[Written task]
Report the count of lines that carry the string "with", and add nothing.

____ Given material

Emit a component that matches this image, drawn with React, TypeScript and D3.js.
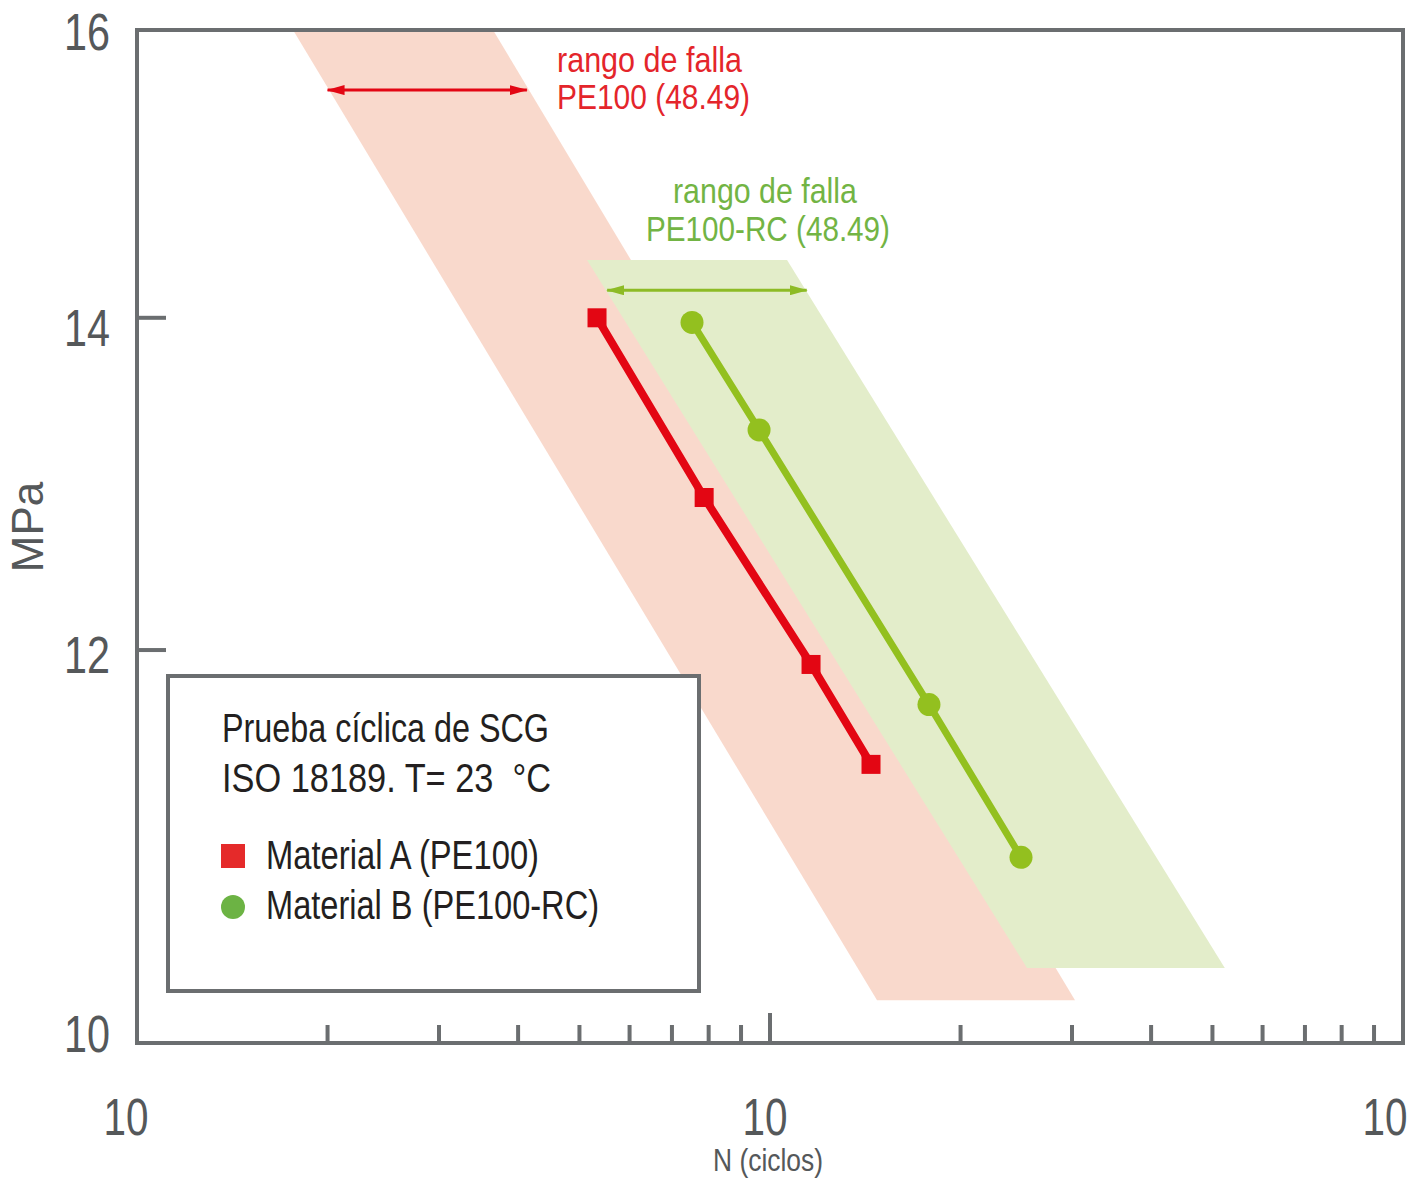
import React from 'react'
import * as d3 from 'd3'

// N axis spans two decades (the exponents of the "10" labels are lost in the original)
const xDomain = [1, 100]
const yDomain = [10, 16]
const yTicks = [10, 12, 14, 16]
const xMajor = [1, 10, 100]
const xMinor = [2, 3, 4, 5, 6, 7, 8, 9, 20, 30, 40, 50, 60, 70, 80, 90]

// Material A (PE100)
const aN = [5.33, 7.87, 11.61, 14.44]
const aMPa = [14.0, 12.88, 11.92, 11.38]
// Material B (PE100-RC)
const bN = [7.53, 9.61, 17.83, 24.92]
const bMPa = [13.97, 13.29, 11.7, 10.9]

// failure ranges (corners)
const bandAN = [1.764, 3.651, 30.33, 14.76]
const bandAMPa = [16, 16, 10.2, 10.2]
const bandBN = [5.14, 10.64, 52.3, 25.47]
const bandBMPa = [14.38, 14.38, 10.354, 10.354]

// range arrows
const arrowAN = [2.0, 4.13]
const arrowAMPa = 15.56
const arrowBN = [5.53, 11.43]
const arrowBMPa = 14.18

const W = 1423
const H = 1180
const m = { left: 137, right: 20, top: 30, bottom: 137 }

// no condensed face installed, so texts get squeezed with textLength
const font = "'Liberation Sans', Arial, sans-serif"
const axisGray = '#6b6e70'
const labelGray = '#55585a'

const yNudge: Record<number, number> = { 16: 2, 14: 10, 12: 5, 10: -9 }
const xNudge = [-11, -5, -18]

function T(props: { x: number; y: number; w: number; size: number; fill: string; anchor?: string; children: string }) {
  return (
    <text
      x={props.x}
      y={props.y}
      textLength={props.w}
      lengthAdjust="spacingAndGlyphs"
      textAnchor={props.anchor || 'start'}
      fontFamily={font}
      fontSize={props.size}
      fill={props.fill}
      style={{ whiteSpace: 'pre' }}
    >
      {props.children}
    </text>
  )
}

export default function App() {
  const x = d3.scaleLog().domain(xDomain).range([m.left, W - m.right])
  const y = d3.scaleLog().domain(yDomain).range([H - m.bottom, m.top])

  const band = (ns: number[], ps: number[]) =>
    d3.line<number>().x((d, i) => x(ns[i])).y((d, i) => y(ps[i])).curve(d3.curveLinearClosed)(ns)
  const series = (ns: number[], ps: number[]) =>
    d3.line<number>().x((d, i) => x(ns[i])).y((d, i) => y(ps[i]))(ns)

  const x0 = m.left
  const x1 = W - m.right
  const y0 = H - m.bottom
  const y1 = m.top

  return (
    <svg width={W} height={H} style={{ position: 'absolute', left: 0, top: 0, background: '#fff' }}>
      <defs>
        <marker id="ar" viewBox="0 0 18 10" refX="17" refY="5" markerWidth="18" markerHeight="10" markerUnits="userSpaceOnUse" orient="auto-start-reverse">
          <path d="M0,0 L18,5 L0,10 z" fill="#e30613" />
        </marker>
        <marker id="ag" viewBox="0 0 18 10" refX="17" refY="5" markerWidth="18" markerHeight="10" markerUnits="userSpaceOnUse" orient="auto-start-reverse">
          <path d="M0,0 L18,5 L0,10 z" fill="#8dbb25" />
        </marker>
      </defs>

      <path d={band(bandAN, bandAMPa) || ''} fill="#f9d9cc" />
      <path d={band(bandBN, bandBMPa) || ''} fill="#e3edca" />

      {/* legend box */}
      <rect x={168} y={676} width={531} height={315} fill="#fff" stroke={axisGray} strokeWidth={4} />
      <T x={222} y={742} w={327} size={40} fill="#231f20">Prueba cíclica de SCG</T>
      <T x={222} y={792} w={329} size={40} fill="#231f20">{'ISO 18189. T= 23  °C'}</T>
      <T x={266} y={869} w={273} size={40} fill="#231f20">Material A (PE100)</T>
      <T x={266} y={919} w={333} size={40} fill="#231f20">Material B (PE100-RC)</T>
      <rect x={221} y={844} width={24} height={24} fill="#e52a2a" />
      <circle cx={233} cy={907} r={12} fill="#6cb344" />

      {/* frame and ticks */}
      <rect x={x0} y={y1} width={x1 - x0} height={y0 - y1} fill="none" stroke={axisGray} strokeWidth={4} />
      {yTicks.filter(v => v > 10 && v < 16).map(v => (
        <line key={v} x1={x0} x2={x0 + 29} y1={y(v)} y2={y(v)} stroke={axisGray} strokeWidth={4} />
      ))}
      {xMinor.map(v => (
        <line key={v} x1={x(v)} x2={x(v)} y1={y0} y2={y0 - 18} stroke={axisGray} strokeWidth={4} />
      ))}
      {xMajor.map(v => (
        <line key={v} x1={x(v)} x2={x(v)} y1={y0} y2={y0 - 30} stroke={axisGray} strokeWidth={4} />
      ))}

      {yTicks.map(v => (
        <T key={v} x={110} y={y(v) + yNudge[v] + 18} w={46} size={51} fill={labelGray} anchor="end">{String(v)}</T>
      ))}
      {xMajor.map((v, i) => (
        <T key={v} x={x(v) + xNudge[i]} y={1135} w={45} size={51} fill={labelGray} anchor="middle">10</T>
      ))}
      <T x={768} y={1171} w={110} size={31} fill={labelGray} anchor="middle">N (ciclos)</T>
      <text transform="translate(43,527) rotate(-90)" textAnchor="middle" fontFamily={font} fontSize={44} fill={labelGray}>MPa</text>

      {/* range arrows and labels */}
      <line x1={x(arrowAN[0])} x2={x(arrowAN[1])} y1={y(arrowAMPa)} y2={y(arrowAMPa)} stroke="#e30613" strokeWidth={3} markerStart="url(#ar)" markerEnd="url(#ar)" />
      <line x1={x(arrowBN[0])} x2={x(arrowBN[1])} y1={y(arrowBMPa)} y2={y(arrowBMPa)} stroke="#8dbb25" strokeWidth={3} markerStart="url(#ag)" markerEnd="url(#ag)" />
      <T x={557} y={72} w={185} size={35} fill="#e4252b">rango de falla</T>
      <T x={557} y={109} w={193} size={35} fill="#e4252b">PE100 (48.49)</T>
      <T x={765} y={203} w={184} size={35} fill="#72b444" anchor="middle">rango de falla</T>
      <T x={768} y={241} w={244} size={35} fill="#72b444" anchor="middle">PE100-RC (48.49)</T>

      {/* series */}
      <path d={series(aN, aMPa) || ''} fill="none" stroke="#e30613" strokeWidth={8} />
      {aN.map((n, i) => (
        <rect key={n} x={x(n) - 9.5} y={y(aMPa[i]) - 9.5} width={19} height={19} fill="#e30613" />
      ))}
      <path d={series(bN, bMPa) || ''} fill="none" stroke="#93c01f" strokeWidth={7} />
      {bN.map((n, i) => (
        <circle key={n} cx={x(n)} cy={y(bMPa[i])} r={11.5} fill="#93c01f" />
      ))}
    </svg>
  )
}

________

[The solution]
2